Princeton Capital Blog

This Week’s Market Commentary

July 22nd, 2012

This week brings us only four pieces of economic data that have the potential to influence mortgage rates in addition to two Treasury auctions. We are also still in earnings season, so any surprises in the corporate releases could affect stock and bond trading, leading to changes in mortgage rates.

There is nothing of significance in terms of economic releases due out Monday or Tuesday except for a couple of regional manufacturing reports that usually don’t have an impact on mortgage pricing. Look for stocks to be the biggest influence on bond trading and mortgage rates those days. Stock strength will likely translate into bond weakness and slightly higher mortgage rates. On the other hand, if the week starts off with stocks in selling mode, we could see mortgage rates move lower early this week.

June’s New Home Sales starts the week’s economic releases late Wednesday morning. This Commerce Department report gives us a measurement of housing sector strength and mortgage credit demand. Analysts are expecting it to show a small increase in sales of newly constructed homes, indicating that the new home portion of the housing sector gained some strength last month. That would be considered negative news for bonds, but since this data tracks only a small percentage of all home sales it usually has little impact on the bond market and mortgage rates unless it varies greatly from forecasts.

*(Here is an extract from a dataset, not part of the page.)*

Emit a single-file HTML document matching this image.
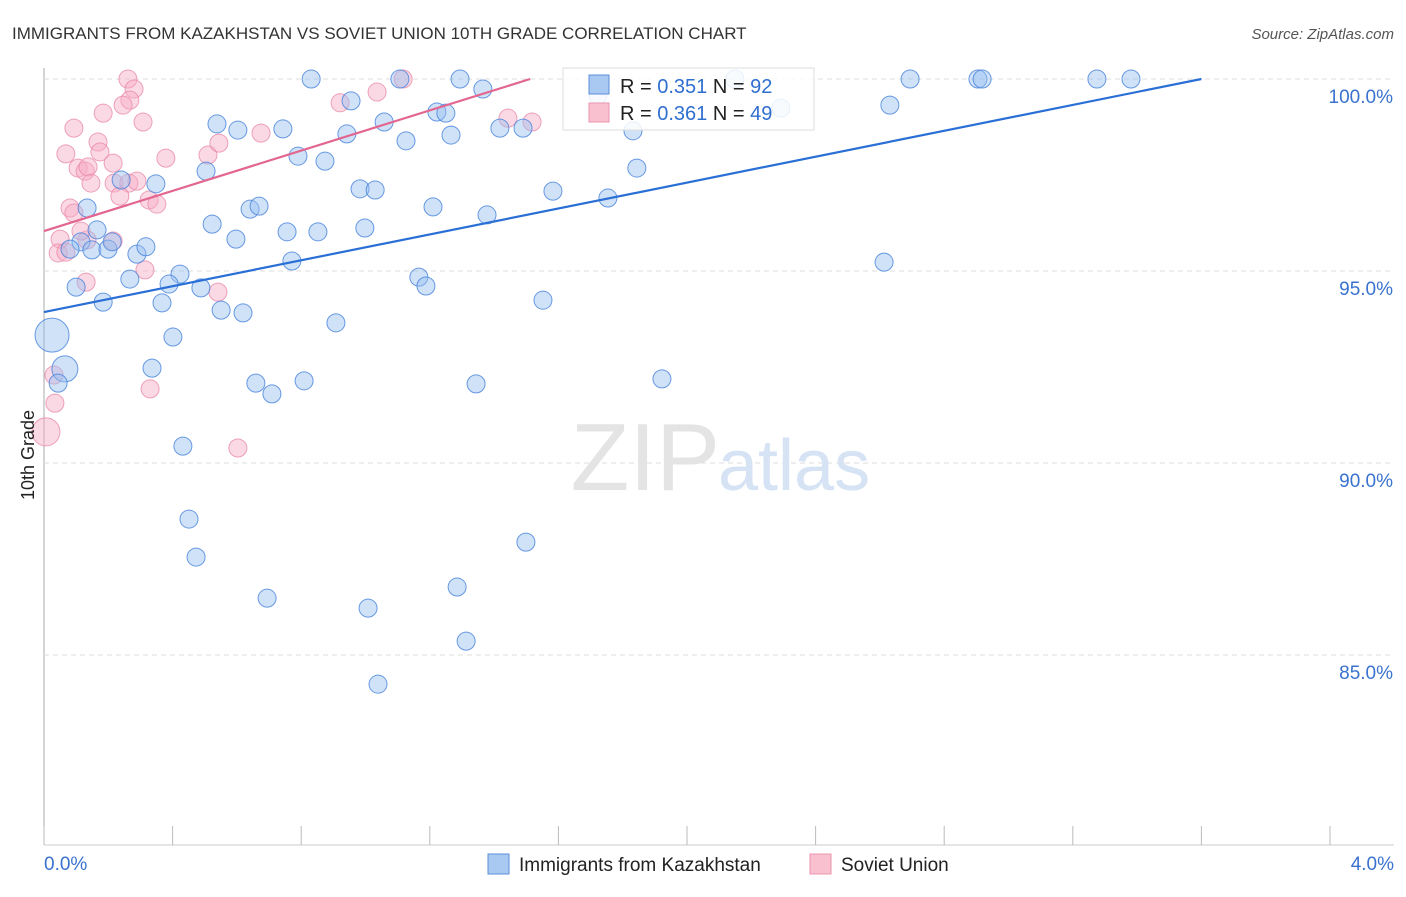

The Commerce Department will post June’s Durable Goods Orders at 8:30 AM ET Thursday. Current forecasts are currently calling for an increase in new orders of 1.0% from May to June. This data gives us an indication of manufacturing sector strength by tracking orders at U.S. factories for big-ticket items, or products that are expected to last three or more years. A much stronger than expected number may lead to higher mortgage rates Thursday morning because it would hint at economic strength. If it reveals a large decline in new orders, mortgage rates should drop Thursday morning. It should be noted though that this data is known to be extremely volatile from month to month, so a minor difference between forecasts and the actual reading may not move the markets or mortgage rates.

There are two economic releases scheduled to be posted Friday morning. The first is the preliminary reading of the 2nd Quarter Gross Domestic Product (GDP), which is considered to be the best indicator of economic growth or weakness. It is the sum of all goods and services produced in the U.S. and usually has a great deal of influence on the financial markets. This reading is arguably the single most important we get regularly. Current forecasts are estimating that the economy grew at a 1.2% annual rate during the second quarter. A faster pace will probably hurt bond prices, leading to higher mortgage rates Friday. But a smaller than expected reading would likely fuel a bond market rally and lead to lower mortgage pricing.

The week’s final piece of data is the revised reading to July’s University of Michigan Index of Consumer Sentiment that will help us measure consumer optimism about their own financial situations. This data is considered relevant because rising consumer confidence usually translates into higher levels of spending. This adds fuel to the economic recovery and is looked at as bad news for bonds. Friday’s release is an update to the preliminary reading we saw two weeks ago, so unless we see a drastic revision to the preliminary estimate of 72.0, I think the markets will probably shrug this news off.

Also worth mentioning are a couple of Treasury auctions that may affect bond trading and mortgage rates this week. The two most important are Wednesday’s 5-year Note and Thursday’s 7-year Note sales. Results of this week’s auctions will be posted 1:00 PM ET each day. If investor interest is strong, we can expect the broader bond market to rally and mortgage rates to move lower. However, lackluster demand could lead to bond selling and higher mortgage rates Wednesday and Thursday afternoons.

Overall, I am expecting a relatively active week in the financial and mortgage markets. We will likely see the most movement in mortgage rates the latter part of the week. The most important report of the week is Friday’s preliminary GDP reading, making it the most important day. We could see movement in rates several days, but I believe Friday will be the key day in determining if rates move higher or lower on the week.